The Python ecosystem for beginners, part 2

Welcome to Part 2 of my post on the scientific Python ecosystem (Part 1 is here).   I will describe a few more of the most common and useful libraries that make up the typical Python scientific computing stack.   This is not an exhaustive list by any means, and new libraries are being continually developed by the open source community.

Matplotlib – high quality 2D and 3D plotting

Matplotlib_3d

Matplotlib is a plotting library that aims to make it easy to produce publication quality plots.  In typical Python style, Matplotlib code can be very succinct and yet yield complete, high-quality plots.  The library can generate many types of 2D graphs: regular plots, histograms, scatterplots, pie charts, statistical plots, and contour plots, to name a few.

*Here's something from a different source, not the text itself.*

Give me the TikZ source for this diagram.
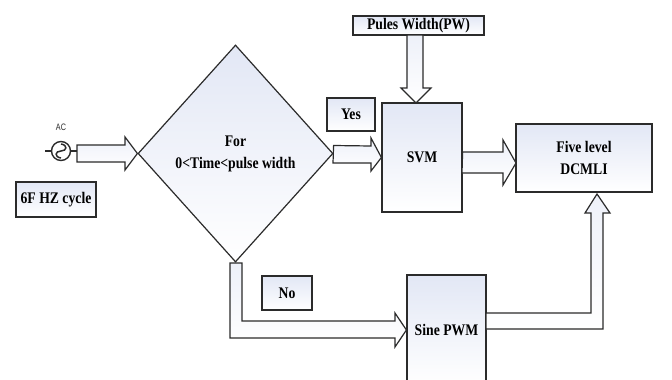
\documentclass[tikz,border=0pt]{standalone}
\usepackage{fontspec}
\setmainfont{Liberation Serif}
\setsansfont{Liberation Sans}
\usetikzlibrary{shapes.geometric,calc}
\definecolor{linec}{HTML}{2B2B2B}
\definecolor{fillc}{HTML}{E2E7F5}
\newcommand{\tx}[1]{\scalebox{1}[1.18]{#1}}
\begin{document}
\begin{tikzpicture}[x=1pt,y=-1pt,
  box/.style={draw=linec, line width=1.2pt, top color=fillc, bottom color=white,
    inner sep=0pt, font=\fontsize{13.7}{22}\selectfont\bfseries, align=center},
  barrow/.style={draw=linec, line width=1.2pt, top color=fillc!60, bottom color=white, line join=miter},
  wire/.style={draw=linec, line width=1.3pt}]
\useasboundingbox (0,0) rectangle (672,380);
\clip (0,0) rectangle (672,380);
\fill[white] (0,0) rectangle (672,380);

% nodes
\node[box, diamond, minimum width=195, minimum height=217] (dec) at (235.5,153.5)
  {\tx{For}\\\tx{0<Time<pulse width}};
\node[box, minimum width=80, minimum height=35] (cyc) at (56,199.5) {\tx{6F HZ cycle}};
\node[box, minimum width=131, minimum height=19] (pw) at (418.5,25.5) {\tx{Pules Width(PW)}};
\node[box, minimum width=80, minimum height=109] (svm) at (422,157.5) {\tx{SVM}};
\node[box, minimum width=48, minimum height=33] (yes) at (351,114.5) {\tx{Yes}};
\node[box, minimum width=136, minimum height=68] (dcm) at (584,158) {\tx{Five level}\\\tx{DCMLI}};
\node[box, minimum width=50, minimum height=34] (no) at (287,293) {\tx{No}};
\node[box, minimum width=79, minimum height=110] (spwm) at (446.5,330) {\tx{Sine PWM}};

% AC source
\node[circle, draw=linec, line width=1.4pt, fill=white, minimum size=19, inner sep=0pt] (ac) at (61,151) {};
\node[font=\sffamily\fontsize{8.5}{9}\selectfont, text=linec] (aclbl) at (61,127) {\scalebox{0.85}[1.1]{AC}};
\coordinate (acin) at (45,151);
\coordinate (acout) at (77,151);
\draw[wire] (acin) -- (ac.west);
\draw[wire] (ac.east) -- (acout);
\draw[line width=1.5pt, linec] (61,144) .. controls (68,145) and (67,151) .. (61,151)
  .. controls (55,151) and (54,157) .. (61,158);

% AC -> decision
\draw[barrow] (77,145) -- (125,145) -- (125,137) -- (dec.west) -- (125,170) -- (125,162) -- (77,162) -- cycle;
% Yes arrow: decision -> SVM
\draw[barrow] (dec.east) ++(0,-8) -- (371,146) -- (371,138) -- (svm.west) -- (371,171) -- (371,163) -- (333,163) -- cycle;
% PW -> SVM
\draw[barrow] (407,35) -- (407,88) -- (401,88) -- (416,103) -- (431,88) -- (423,88) -- (423,35) -- cycle;
% SVM -> DCMLI
\draw[barrow] (svm.east) ++(0,-5.5) -- (503,152) -- (503,140) -- (516,163) -- (503,185) -- (503,173) -- (462,173) -- cycle;
% No arrow: decision -> Sine PWM
\draw[barrow] (230,263) -- (242,263) -- (242,321) -- (395,321) -- (395,313) -- (spwm.west) -- (395,347) -- (395,338) -- (230,338) -- cycle;
% Sine PWM -> DCMLI
\draw[barrow] (486,313) -- (591,313) -- (591,213) -- (585,213) -- (597,194) -- (610,213) -- (603,213) -- (603,329) -- (486,329) -- cycle;
\end{tikzpicture}
\end{document}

Matplotlib is organized in a hierarchical manner that allows the user to quickly and easily create plots using high-level commands, while simultaneously allowing power users to delve into the object-oriented programming layer to control minute details of individual plots, should they choose to do so.

Traits – interactive class instances and GUI building

Traits is a powerful package that extends Python type attributes in interesting and useful ways.  For instance, python objects such as classes can have attribute “traits”  that allow for initialization (set an default value), notification (tell another part of the program that a value has changed) and visualization (respond to GUI inputs).   Although it is possible to achieve this using Python properties, Traits reduces a lot of the boilerplate code and streamlines the process.

Chaco – interactive 2D plotting

Chaco is a plotting application toolkit for building rich, interactive plots.   Chaco works with Traits to build object-oriented models of plots that can accept and react to inputs from the GUI.

Cython – speed up your code with C

The easiest way to think about Cython is to imagine it as a superset of the Python language.   That is, all of the normal Python language is there, along with additional commands that allow code that calls back and forth to C/C++ libraries seamlessly.  In Cython, you can also add static type declarations to python functions to get C-level speedups in computation.  Cython code is compiled into C code for execution.  Unlike weave, which allows inline C code but requires that the python code be re-compiled for C during every execution, Cython code is compiled only once (unless there are changes later) meaning that an end user does need to bother with recompiling to run the code as a standalone program.

Using Cython for numerical computation in Python, speedups of 2000X or more above the pure Python equivalent are not uncommon.

SciKit Learn – interactive machine learning

SciKit Learn is a machine-learning library for Python.  It is based on NumPy, SciPy and matplotlib.  There are many algorithms available for performing machine-learning tasks, falling into four main areas: classification, clustering, regression, and dimensionality reduction (principle component analysis).